■ What is being asked ■
Consider the data that follows and state how many lines contain the string "chart", using the number alone.

■ Material for this exercise ■

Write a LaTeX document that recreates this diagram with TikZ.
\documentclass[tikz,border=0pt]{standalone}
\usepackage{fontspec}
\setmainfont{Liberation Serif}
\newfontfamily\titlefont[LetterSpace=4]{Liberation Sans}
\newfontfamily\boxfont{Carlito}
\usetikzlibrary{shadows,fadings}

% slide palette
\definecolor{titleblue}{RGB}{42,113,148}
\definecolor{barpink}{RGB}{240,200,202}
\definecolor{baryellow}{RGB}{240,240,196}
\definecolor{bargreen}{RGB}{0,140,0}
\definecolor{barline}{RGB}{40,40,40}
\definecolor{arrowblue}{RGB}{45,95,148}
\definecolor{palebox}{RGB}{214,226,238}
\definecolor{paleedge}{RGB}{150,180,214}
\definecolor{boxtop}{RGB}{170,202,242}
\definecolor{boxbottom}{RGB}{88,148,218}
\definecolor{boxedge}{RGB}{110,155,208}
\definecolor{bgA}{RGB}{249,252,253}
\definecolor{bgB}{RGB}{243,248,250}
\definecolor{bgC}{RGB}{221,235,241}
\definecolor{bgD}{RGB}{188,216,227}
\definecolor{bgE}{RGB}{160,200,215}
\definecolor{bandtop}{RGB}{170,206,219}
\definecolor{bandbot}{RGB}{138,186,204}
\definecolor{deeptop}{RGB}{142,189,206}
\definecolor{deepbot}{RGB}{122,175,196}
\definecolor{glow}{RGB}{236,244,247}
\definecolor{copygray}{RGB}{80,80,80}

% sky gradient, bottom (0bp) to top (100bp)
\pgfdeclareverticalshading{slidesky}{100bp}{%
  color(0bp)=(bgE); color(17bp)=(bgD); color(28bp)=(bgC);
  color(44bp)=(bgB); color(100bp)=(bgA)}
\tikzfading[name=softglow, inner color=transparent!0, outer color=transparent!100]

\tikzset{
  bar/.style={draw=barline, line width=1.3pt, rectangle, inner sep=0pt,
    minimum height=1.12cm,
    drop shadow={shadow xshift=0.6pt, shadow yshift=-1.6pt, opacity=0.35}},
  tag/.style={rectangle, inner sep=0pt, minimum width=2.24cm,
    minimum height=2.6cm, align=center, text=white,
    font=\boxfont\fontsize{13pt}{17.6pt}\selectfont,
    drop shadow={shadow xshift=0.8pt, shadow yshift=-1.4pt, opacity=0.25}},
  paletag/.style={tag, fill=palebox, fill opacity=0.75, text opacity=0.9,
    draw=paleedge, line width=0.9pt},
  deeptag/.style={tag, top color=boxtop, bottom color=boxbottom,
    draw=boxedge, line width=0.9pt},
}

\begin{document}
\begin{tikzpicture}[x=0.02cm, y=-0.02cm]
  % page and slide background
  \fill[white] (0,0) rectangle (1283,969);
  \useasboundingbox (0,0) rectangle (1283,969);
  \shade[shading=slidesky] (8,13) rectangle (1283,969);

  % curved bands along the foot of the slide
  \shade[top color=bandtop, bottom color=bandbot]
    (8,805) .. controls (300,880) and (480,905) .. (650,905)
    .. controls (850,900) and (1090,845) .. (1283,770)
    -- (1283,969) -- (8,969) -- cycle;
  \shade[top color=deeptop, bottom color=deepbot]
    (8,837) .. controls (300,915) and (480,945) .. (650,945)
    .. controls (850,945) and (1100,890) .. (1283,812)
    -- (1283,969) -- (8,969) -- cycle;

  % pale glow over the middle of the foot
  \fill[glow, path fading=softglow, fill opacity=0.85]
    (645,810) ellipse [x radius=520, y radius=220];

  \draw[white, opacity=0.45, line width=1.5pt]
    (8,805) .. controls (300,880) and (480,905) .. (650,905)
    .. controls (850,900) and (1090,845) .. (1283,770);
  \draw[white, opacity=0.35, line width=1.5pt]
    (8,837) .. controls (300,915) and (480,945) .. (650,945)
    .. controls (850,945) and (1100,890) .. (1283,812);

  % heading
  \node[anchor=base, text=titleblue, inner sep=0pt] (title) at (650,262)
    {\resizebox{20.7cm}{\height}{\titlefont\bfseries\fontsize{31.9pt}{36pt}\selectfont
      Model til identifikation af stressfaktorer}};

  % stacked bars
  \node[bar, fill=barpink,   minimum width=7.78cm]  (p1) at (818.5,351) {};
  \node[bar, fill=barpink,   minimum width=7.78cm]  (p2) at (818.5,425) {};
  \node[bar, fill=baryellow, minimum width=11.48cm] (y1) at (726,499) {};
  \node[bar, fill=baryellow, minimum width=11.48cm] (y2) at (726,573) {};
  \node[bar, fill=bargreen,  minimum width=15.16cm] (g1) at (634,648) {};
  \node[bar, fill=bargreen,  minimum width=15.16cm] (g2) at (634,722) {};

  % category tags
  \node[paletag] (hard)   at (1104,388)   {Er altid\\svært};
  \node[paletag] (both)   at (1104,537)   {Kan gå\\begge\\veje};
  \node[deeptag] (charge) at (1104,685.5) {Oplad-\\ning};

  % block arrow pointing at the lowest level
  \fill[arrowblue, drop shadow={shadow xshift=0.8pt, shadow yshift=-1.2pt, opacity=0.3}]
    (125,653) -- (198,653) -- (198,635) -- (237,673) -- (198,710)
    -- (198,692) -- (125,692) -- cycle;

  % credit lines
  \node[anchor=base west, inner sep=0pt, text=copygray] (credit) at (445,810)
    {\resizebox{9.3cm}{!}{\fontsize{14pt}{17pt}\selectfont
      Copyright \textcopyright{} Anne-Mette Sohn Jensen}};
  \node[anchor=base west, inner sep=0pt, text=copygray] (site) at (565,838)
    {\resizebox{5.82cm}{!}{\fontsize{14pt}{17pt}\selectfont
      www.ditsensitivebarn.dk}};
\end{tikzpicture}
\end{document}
==
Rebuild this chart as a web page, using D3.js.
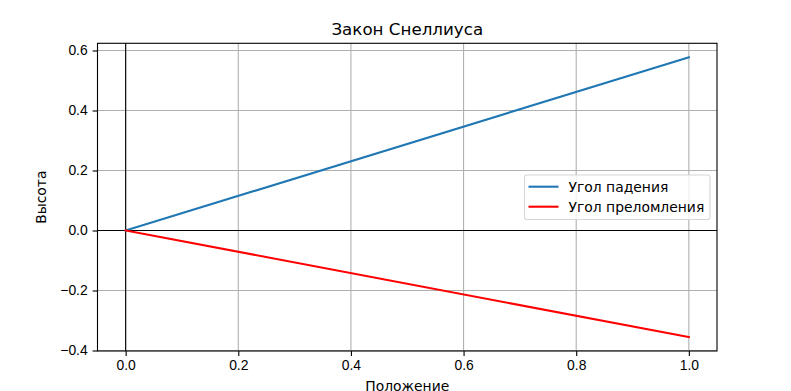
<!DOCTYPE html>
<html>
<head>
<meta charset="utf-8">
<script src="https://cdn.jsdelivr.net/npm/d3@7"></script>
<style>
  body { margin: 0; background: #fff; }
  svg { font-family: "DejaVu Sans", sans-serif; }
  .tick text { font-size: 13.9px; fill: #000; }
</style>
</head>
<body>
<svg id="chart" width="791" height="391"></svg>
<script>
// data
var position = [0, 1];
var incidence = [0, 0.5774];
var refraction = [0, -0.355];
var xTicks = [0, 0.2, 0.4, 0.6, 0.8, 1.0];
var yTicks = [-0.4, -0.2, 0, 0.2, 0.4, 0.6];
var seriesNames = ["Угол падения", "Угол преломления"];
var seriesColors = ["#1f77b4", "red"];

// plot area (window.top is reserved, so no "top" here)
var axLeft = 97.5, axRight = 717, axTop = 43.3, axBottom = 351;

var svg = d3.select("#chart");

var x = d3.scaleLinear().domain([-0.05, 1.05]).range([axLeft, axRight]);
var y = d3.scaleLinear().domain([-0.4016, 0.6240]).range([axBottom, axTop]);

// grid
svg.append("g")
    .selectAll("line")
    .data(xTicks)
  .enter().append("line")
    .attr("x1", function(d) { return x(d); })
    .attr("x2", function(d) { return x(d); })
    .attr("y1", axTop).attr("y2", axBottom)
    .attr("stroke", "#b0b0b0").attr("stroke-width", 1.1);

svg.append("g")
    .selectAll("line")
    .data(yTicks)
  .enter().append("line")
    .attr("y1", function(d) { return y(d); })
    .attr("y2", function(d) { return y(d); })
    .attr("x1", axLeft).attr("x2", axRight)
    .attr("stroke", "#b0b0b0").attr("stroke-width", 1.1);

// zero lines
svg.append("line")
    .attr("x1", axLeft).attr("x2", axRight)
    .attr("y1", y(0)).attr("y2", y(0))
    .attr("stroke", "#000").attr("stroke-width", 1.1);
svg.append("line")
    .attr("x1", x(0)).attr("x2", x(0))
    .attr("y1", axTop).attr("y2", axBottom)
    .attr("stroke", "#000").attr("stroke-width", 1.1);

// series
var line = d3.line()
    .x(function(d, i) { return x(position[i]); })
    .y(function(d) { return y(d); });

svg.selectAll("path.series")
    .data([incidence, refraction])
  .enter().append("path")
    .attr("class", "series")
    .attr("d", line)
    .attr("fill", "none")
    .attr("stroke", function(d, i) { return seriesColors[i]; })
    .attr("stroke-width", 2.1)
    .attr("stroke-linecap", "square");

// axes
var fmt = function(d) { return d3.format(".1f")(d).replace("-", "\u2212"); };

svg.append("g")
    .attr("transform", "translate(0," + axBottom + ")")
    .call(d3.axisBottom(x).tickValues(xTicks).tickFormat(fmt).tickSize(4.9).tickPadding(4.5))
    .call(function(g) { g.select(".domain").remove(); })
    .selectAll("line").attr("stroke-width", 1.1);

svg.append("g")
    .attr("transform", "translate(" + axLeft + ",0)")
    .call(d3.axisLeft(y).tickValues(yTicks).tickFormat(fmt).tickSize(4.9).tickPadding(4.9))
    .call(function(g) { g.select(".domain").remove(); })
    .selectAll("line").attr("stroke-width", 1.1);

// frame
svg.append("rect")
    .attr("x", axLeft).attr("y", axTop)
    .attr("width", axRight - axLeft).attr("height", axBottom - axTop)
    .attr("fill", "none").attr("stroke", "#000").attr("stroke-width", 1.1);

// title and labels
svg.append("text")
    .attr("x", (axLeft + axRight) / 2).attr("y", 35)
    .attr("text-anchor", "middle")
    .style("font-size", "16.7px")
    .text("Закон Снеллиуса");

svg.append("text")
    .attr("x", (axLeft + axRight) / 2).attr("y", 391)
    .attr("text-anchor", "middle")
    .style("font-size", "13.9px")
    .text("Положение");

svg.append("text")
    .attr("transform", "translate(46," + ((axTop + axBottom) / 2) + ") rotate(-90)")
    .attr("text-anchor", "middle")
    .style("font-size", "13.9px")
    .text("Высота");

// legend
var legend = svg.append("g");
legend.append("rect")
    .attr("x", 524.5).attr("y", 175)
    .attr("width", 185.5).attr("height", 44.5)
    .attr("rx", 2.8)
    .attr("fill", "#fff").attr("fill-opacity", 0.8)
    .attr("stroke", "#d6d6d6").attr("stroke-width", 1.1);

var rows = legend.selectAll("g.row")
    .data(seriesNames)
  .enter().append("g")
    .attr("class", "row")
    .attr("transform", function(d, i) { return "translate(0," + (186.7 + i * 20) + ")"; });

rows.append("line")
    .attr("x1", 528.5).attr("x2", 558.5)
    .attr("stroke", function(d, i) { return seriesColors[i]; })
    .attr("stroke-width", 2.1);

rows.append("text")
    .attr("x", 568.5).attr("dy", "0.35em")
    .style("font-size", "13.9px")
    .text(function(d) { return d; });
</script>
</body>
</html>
---
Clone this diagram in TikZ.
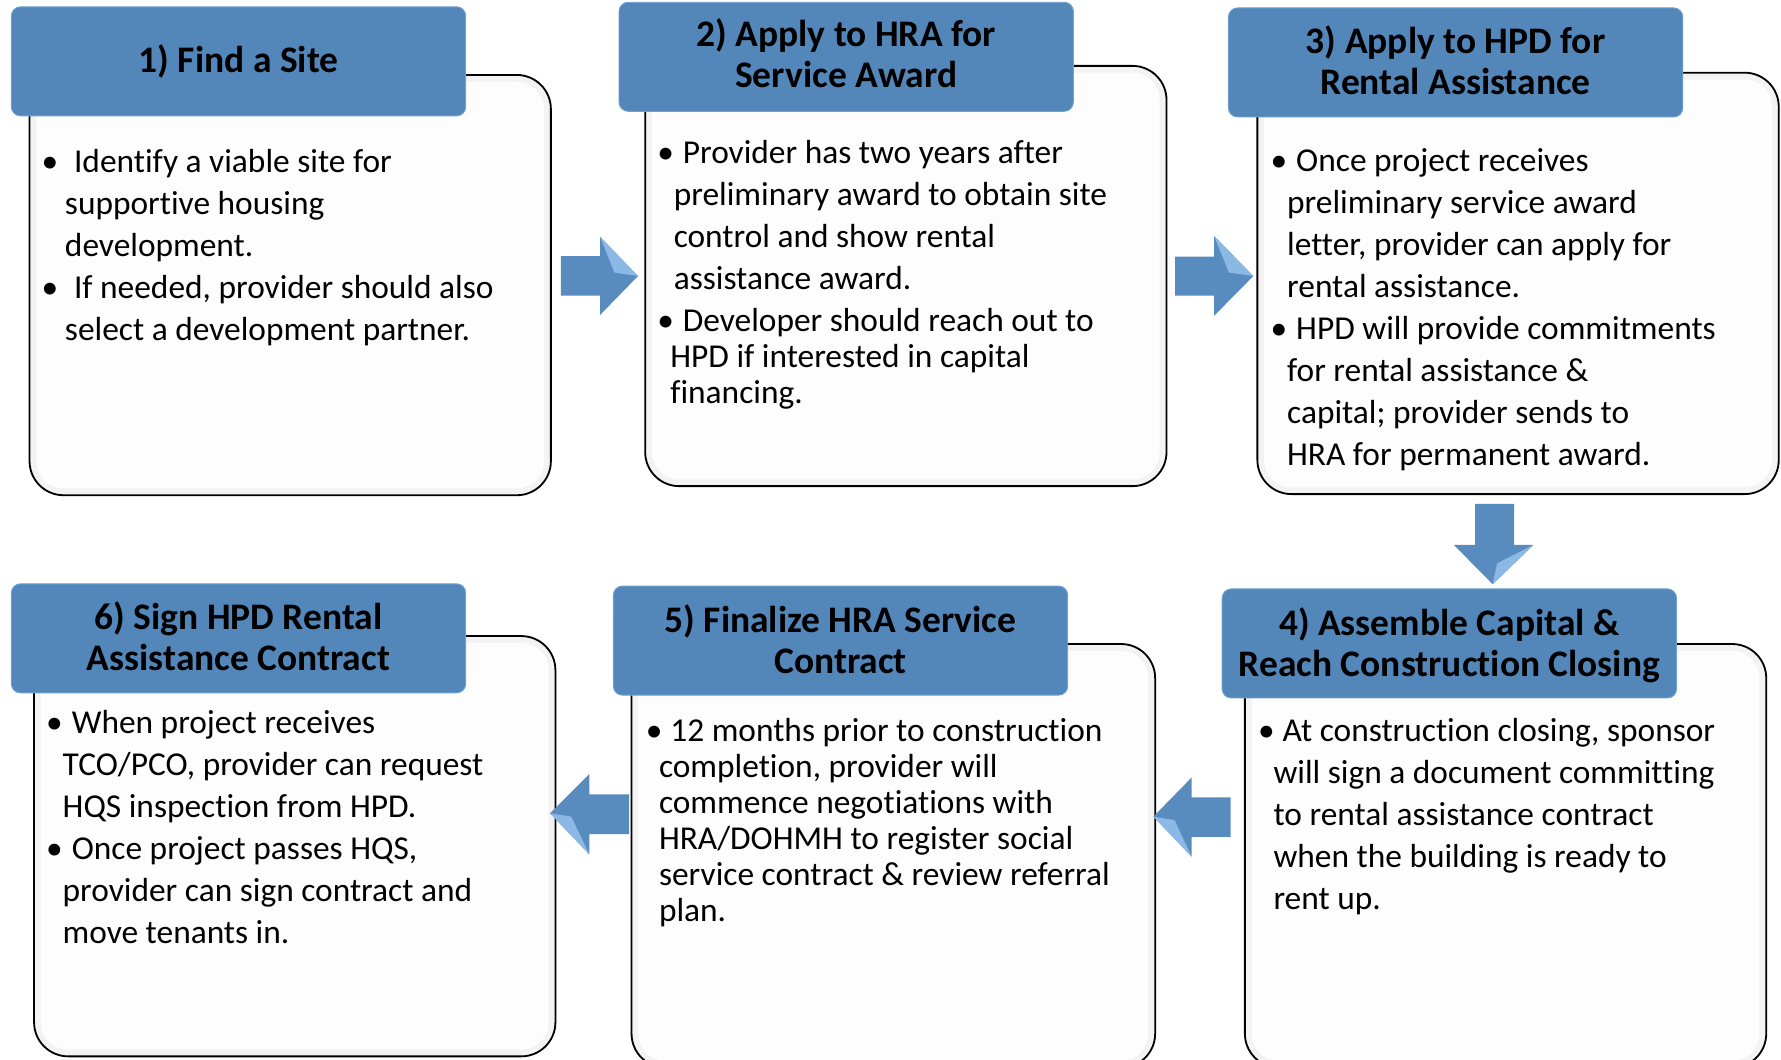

■ Answer for the task ■
3